Output each line exactly as it appears, skipping any embedded picture.

── Data segment ──

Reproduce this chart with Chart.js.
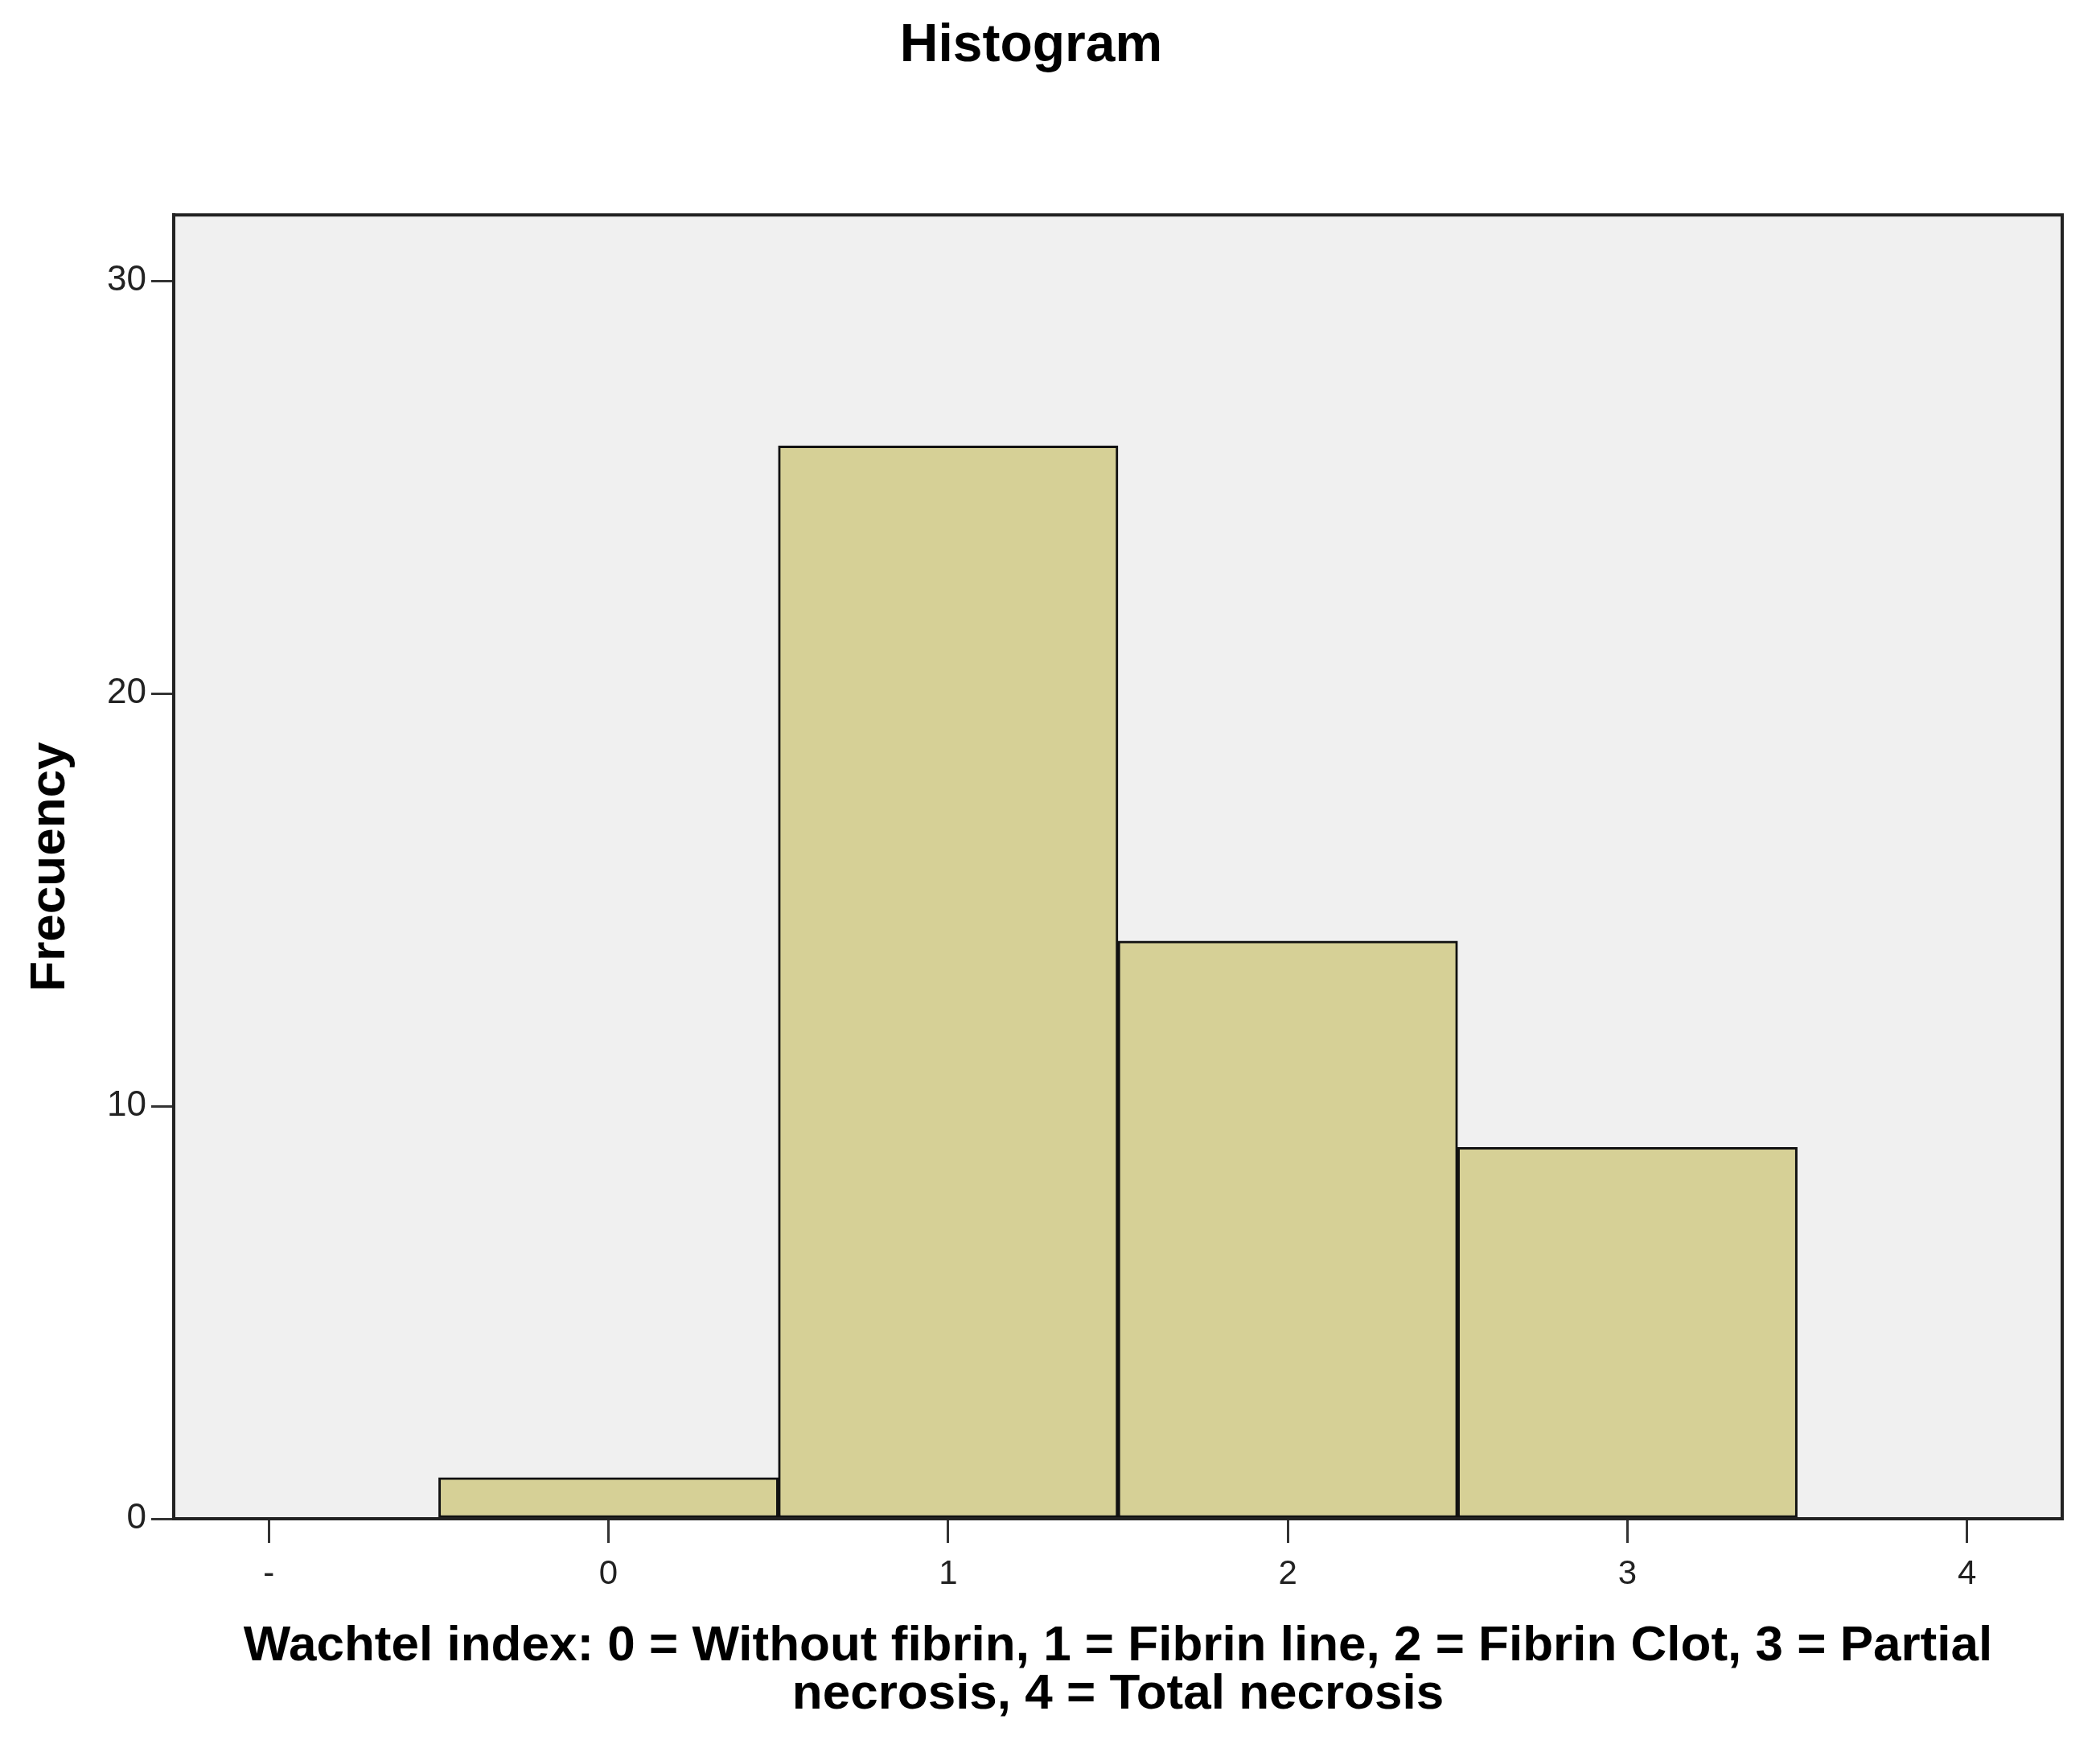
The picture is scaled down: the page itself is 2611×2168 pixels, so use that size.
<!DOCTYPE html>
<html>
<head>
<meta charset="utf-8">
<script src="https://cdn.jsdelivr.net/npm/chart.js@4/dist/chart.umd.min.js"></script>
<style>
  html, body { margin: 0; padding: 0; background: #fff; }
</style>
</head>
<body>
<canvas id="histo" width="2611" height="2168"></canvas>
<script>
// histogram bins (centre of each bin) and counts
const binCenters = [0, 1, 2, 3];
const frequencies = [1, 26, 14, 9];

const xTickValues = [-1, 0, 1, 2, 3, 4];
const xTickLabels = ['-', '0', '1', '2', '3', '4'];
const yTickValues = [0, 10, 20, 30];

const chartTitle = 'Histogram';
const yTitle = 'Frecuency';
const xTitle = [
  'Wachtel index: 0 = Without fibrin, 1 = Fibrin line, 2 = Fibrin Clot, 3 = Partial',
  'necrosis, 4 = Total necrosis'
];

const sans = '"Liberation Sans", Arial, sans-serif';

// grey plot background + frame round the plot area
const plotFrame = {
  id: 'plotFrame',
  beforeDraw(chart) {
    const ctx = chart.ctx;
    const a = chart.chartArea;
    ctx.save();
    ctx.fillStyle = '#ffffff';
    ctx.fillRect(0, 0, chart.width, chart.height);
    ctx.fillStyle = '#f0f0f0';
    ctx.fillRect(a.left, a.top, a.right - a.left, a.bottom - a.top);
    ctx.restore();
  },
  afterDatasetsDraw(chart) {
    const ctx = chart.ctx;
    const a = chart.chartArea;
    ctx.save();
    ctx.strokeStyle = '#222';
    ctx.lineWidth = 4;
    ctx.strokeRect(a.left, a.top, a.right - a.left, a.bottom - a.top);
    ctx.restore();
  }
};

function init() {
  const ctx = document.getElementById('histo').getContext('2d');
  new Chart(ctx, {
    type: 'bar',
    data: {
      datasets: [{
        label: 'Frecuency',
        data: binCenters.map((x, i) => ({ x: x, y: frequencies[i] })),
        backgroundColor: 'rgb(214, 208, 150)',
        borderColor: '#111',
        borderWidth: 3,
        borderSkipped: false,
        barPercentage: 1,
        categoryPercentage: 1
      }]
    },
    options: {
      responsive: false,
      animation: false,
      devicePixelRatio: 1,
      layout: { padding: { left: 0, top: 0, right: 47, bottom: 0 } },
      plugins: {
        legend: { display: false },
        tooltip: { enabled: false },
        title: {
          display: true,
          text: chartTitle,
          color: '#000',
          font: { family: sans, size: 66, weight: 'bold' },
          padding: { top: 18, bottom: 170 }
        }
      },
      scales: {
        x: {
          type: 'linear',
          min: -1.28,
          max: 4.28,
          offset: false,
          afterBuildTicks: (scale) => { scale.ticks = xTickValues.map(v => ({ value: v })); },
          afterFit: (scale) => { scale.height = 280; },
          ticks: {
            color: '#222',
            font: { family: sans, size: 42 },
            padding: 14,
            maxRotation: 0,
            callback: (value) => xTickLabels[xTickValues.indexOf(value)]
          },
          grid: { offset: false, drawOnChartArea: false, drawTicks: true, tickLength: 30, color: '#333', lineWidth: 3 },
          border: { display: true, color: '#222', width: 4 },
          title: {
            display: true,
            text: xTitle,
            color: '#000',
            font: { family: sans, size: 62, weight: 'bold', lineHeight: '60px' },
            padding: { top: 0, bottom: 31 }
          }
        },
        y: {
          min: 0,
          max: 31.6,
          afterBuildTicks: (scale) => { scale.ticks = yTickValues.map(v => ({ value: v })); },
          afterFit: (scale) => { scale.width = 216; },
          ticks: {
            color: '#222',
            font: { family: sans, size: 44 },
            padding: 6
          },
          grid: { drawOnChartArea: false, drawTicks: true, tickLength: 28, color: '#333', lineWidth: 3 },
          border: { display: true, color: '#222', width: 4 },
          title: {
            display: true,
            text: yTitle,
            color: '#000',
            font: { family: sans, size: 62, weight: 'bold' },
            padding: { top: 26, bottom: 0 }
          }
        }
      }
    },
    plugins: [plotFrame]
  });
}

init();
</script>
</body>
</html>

───

§ Task solution:
Reproduce this chart with Chart.js.
The picture is scaled down: the page itself is 2611×2168 pixels, so use that size.
<!DOCTYPE html>
<html>
<head>
<meta charset="utf-8">
<script src="https://cdn.jsdelivr.net/npm/chart.js@4/dist/chart.umd.min.js"></script>
<style>
  html, body { margin: 0; padding: 0; background: #fff; }
</style>
</head>
<body>
<canvas id="histo" width="2611" height="2168"></canvas>
<script>
// histogram bins (centre of each bin) and counts
const binCenters = [0, 1, 2, 3];
const frequencies = [1, 26, 14, 9];

const xTickValues = [-1, 0, 1, 2, 3, 4];
const xTickLabels = ['-', '0', '1', '2', '3', '4'];
const yTickValues = [0, 10, 20, 30];

const chartTitle = 'Histogram';
const yTitle = 'Frecuency';
const xTitle = [
  'Wachtel index: 0 = Without fibrin, 1 = Fibrin line, 2 = Fibrin Clot, 3 = Partial',
  'necrosis, 4 = Total necrosis'
];

const sans = '"Liberation Sans", Arial, sans-serif';

// grey plot background + frame round the plot area
const plotFrame = {
  id: 'plotFrame',
  beforeDraw(chart) {
    const ctx = chart.ctx;
    const a = chart.chartArea;
    ctx.save();
    ctx.fillStyle = '#ffffff';
    ctx.fillRect(0, 0, chart.width, chart.height);
    ctx.fillStyle = '#f0f0f0';
    ctx.fillRect(a.left, a.top, a.right - a.left, a.bottom - a.top);
    ctx.restore();
  },
  afterDatasetsDraw(chart) {
    const ctx = chart.ctx;
    const a = chart.chartArea;
    ctx.save();
    ctx.strokeStyle = '#222';
    ctx.lineWidth = 4;
    ctx.strokeRect(a.left, a.top, a.right - a.left, a.bottom - a.top);
    ctx.restore();
  }
};

function init() {
  const ctx = document.getElementById('histo').getContext('2d');
  new Chart(ctx, {
    type: 'bar',
    data: {
      datasets: [{
        label: 'Frecuency',
        data: binCenters.map((x, i) => ({ x: x, y: frequencies[i] })),
        backgroundColor: 'rgb(214, 208, 150)',
        borderColor: '#111',
        borderWidth: 3,
        borderSkipped: false,
        barPercentage: 1,
        categoryPercentage: 1
      }]
    },
    options: {
      responsive: false,
      animation: false,
      devicePixelRatio: 1,
      layout: { padding: { left: 0, top: 0, right: 47, bottom: 0 } },
      plugins: {
        legend: { display: false },
        tooltip: { enabled: false },
        title: {
          display: true,
          text: chartTitle,
          color: '#000',
          font: { family: sans, size: 66, weight: 'bold' },
          padding: { top: 18, bottom: 170 }
        }
      },
      scales: {
        x: {
          type: 'linear',
          min: -1.28,
          max: 4.28,
          offset: false,
          afterBuildTicks: (scale) => { scale.ticks = xTickValues.map(v => ({ value: v })); },
          afterFit: (scale) => { scale.height = 280; },
          ticks: {
            color: '#222',
            font: { family: sans, size: 42 },
            padding: 14,
            maxRotation: 0,
            callback: (value) => xTickLabels[xTickValues.indexOf(value)]
          },
          grid: { offset: false, drawOnChartArea: false, drawTicks: true, tickLength: 30, color: '#333', lineWidth: 3 },
          border: { display: true, color: '#222', width: 4 },
          title: {
            display: true,
            text: xTitle,
            color: '#000',
            font: { family: sans, size: 62, weight: 'bold', lineHeight: '60px' },
            padding: { top: 0, bottom: 31 }
          }
        },
        y: {
          min: 0,
          max: 31.6,
          afterBuildTicks: (scale) => { scale.ticks = yTickValues.map(v => ({ value: v })); },
          afterFit: (scale) => { scale.width = 216; },
          ticks: {
            color: '#222',
            font: { family: sans, size: 44 },
            padding: 6
          },
          grid: { drawOnChartArea: false, drawTicks: true, tickLength: 28, color: '#333', lineWidth: 3 },
          border: { display: true, color: '#222', width: 4 },
          title: {
            display: true,
            text: yTitle,
            color: '#000',
            font: { family: sans, size: 62, weight: 'bold' },
            padding: { top: 26, bottom: 0 }
          }
        }
      }
    },
    plugins: [plotFrame]
  });
}

init();
</script>
</body>
</html>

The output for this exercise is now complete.